Human Rights Watch accused Egypt’s police of operating outside the law and forcibly making dozens of people disappear. The organisa­tion said in a news release that it had documented cases of five peo­ple who had disappeared and two others most likely forcibly disap­peared between April 2014 and June 2015.
“In three of the cases, the peo­ple were last seen in the custody of state officials, although state authorities initially denied that the people had been detained or re­fused to reveal their whereabouts,” Human Rights Watch said.
Local rights groups documented scores of cases of enforced disap­pearances in 2015 and in some cas­es from 2013.

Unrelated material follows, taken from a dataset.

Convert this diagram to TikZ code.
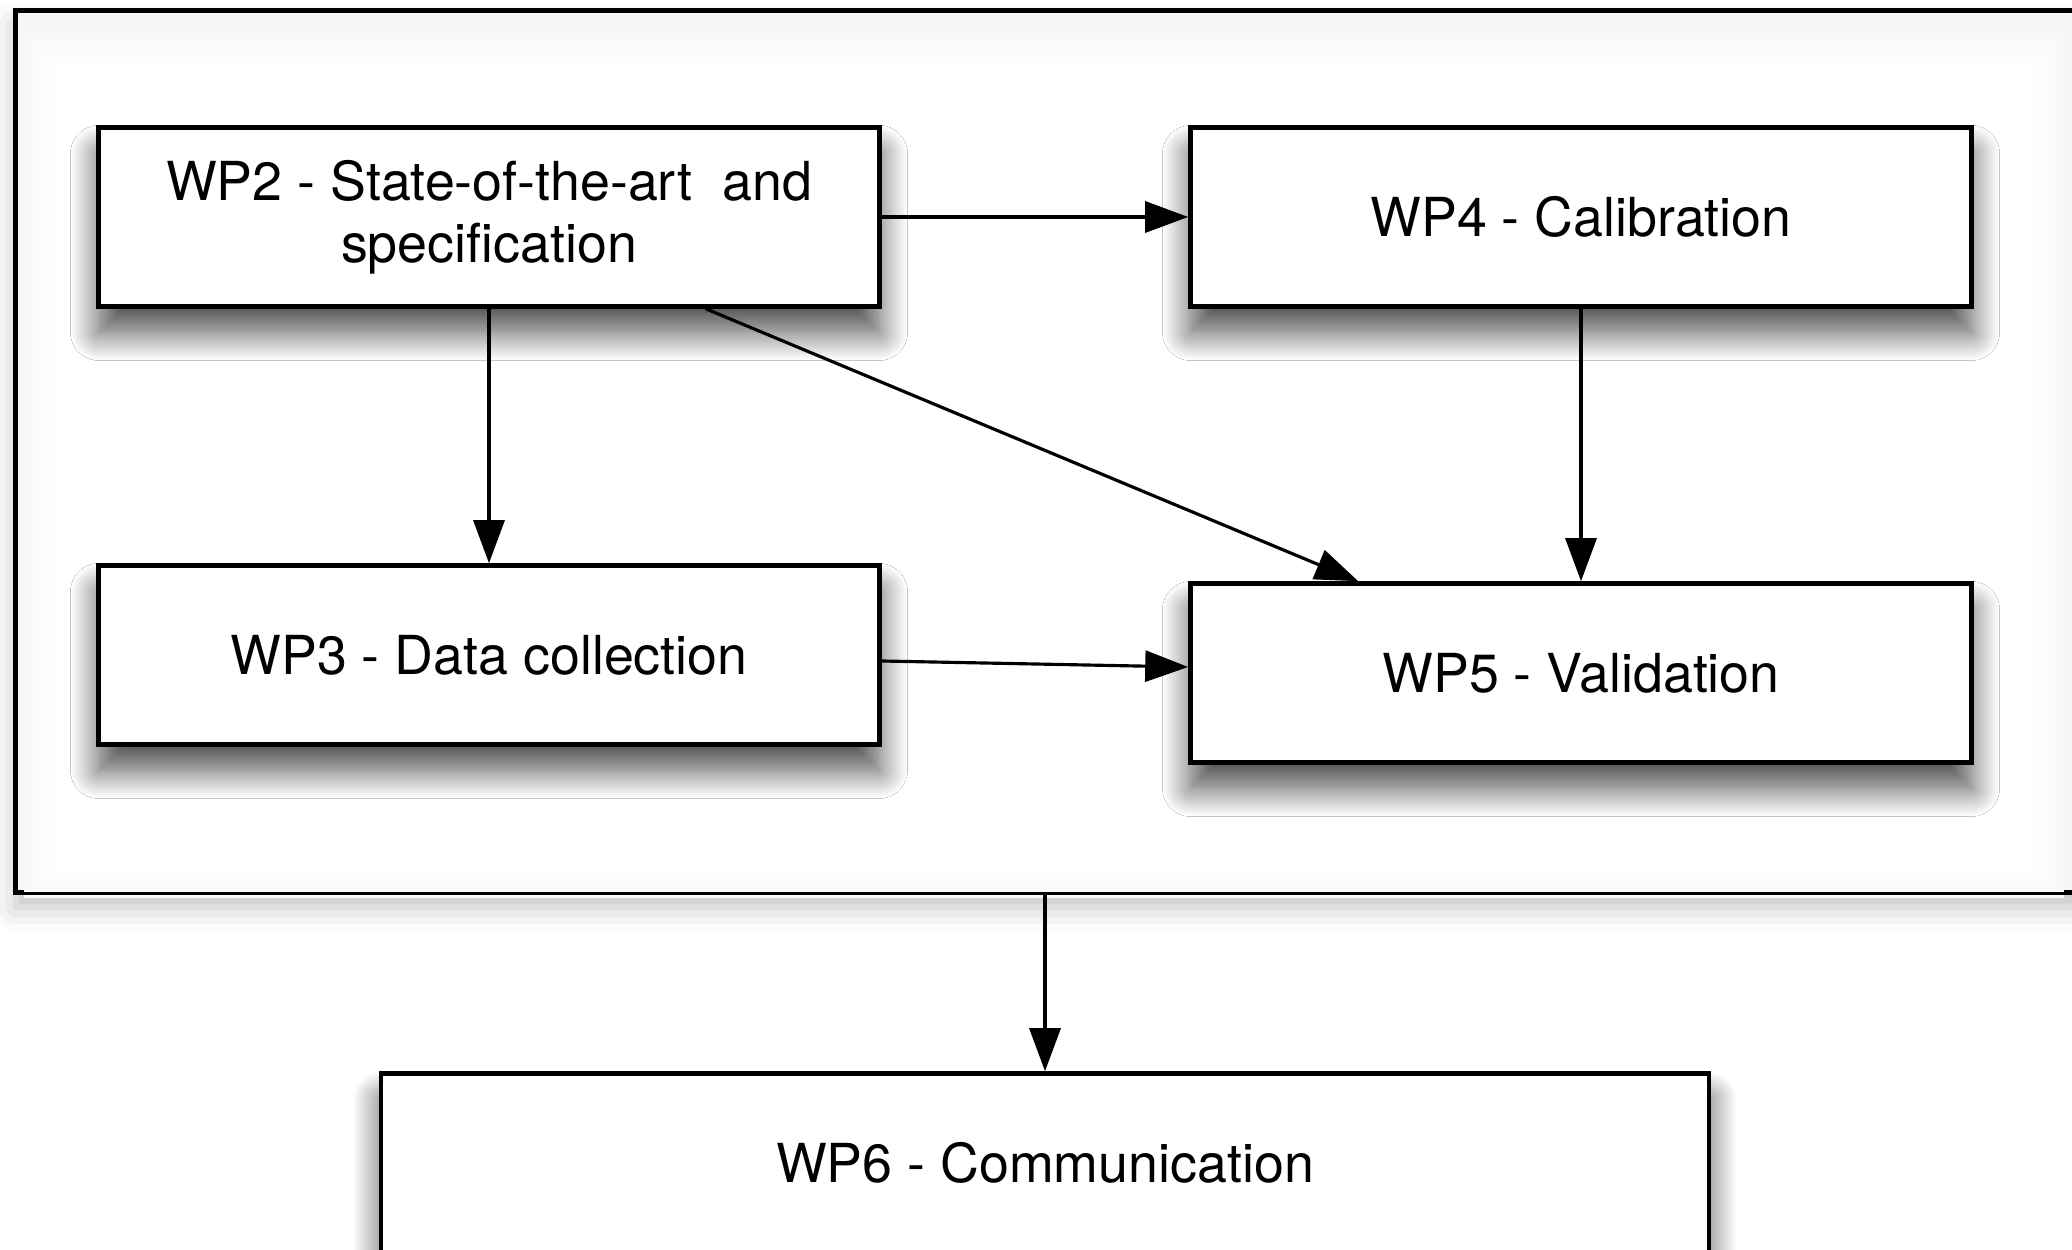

Freedom for the Brave, an inde­pendent group offering support to detainees, documented in a June 7th report what it said were 164 cases of enforced disappear­ances since April and said that the whereabouts of at least 66 people remained unknown.

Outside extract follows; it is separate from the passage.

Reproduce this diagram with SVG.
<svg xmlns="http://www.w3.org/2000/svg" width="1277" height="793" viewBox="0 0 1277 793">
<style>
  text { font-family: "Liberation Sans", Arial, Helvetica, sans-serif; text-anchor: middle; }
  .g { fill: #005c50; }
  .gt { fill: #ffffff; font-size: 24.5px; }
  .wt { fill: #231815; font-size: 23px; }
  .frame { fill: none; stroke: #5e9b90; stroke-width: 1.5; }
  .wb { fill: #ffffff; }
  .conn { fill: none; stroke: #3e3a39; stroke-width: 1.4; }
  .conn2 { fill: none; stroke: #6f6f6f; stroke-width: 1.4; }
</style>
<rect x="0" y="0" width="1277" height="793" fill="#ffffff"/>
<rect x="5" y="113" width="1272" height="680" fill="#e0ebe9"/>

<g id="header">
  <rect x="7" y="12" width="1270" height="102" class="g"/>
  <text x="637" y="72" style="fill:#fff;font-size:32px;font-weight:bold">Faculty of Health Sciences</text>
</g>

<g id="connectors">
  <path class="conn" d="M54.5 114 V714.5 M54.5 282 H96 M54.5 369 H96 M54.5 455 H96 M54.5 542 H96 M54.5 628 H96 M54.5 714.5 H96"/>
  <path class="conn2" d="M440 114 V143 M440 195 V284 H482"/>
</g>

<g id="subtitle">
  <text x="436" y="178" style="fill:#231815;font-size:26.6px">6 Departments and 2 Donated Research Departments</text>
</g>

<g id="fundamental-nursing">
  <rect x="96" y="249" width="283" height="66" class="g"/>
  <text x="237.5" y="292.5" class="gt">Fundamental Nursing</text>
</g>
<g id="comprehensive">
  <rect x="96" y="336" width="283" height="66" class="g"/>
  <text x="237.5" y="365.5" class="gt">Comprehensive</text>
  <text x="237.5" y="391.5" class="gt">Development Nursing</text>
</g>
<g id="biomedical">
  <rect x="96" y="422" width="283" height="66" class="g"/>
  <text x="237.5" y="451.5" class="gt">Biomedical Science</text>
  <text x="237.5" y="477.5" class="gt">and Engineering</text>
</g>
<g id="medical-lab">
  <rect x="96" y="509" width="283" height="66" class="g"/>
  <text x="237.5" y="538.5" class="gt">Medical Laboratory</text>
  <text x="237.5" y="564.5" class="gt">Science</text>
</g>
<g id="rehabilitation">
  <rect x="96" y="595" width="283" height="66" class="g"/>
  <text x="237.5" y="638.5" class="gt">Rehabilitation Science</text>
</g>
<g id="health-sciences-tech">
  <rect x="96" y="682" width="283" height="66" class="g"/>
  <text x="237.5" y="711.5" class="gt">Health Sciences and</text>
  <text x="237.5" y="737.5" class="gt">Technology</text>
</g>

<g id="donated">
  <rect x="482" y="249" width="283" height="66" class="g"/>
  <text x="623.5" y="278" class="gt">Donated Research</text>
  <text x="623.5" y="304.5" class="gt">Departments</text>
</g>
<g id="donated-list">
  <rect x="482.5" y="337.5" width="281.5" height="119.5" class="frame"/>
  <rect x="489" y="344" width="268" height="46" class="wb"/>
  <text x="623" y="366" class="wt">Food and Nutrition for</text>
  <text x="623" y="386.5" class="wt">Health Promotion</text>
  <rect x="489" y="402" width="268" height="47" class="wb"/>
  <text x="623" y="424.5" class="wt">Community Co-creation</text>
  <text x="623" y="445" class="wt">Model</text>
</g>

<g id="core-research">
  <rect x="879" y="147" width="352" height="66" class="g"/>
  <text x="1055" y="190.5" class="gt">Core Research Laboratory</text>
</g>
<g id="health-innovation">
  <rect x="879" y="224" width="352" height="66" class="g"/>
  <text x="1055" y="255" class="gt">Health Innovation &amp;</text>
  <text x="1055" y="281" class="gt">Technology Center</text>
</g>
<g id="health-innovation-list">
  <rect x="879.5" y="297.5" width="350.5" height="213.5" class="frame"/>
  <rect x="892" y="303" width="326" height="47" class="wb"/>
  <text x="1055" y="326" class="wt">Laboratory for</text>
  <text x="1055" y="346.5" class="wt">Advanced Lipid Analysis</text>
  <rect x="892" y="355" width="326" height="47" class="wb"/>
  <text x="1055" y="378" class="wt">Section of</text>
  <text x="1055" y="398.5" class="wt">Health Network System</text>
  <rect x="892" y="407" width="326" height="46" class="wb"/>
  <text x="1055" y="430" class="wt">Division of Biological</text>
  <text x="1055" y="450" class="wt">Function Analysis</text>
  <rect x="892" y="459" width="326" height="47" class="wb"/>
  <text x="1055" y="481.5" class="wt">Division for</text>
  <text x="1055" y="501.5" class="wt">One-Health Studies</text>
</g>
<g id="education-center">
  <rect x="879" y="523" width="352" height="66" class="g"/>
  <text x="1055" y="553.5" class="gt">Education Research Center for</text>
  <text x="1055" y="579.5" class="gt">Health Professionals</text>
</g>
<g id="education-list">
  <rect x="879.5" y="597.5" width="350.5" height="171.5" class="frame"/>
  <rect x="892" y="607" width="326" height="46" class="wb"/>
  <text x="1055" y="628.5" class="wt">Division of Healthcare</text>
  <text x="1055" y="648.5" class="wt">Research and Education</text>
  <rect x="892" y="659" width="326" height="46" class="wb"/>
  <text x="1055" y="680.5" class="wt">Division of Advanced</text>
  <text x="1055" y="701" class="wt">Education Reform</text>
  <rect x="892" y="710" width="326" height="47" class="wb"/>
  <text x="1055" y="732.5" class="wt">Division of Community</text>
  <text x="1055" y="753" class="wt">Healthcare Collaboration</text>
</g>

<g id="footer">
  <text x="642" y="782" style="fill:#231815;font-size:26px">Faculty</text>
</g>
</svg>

The report listed 64 people whose whereabouts were revealed after more than 24 hours, the maxi­mum time allowed to detain some­one without charge under Egyptian law.

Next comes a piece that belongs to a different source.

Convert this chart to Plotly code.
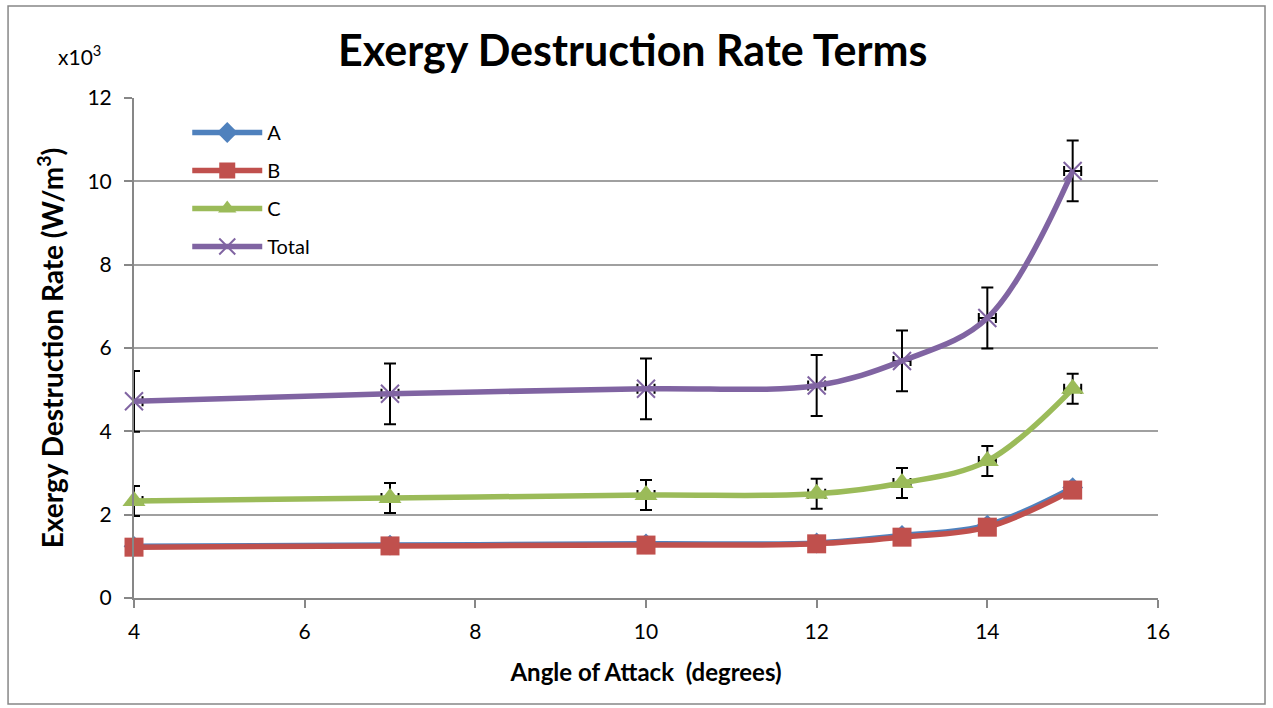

Nasser Amin, a member of the state-run National Council for Hu­man Rights, said the group had re­ceived notifications from the fami­lies of 160 missing people and who they claim had involuntarily disap­peared.
A local rights group recently said it documented 125 cases of en­forced disappearance throughout Egypt.
Political activist Amr Hamzawi said the reports turn Egypt into a “republic of fear”.
“Fear of enforced disappearance and killing outside the law contin­ues to grow,” Hamzawi wrote on Twitter.
Egyptian Interior Minister Magdi Abdel Ghaffar said on December 1st that reports of enforced disappear­ances were untrue. He added that perpetrators of the November 23rd attack on a North Sinai hotel had disappeared months earlier and joined militants in Sinai.
Also, an Egyptian, reported to have disappeared a year ago, ap­peared in a video from Kurdish fighters who took him hostage in northern Iraq for fighting within the ranks of the Islamic State (ISIS).
A woman who had allegedly col­lected $500,000 from people in a pyramid scheme was arrested at an airport as she tried to escape to Lebanon. Her father claimed that she had involuntarily disappeared because she was a political activist.
Families of the disappeared say they have enough reasons to be­lieve that the government knows where other missing people are.
Maha Mekawi, whose husband disappeared two years ago, says she is confident her husband is in Homeland Security jails.
“I gave them [the authorities] proof of that but they insist on de­nying and lying to the people,” she said.
An Interior Ministry official told her that her husband might be in police custody but under a differ­ent name.
Egypt is not a signatory to the International Convention for the Protection of all Persons from En­forced Disappearance, which was adopted in 2006 by the UN General Assembly.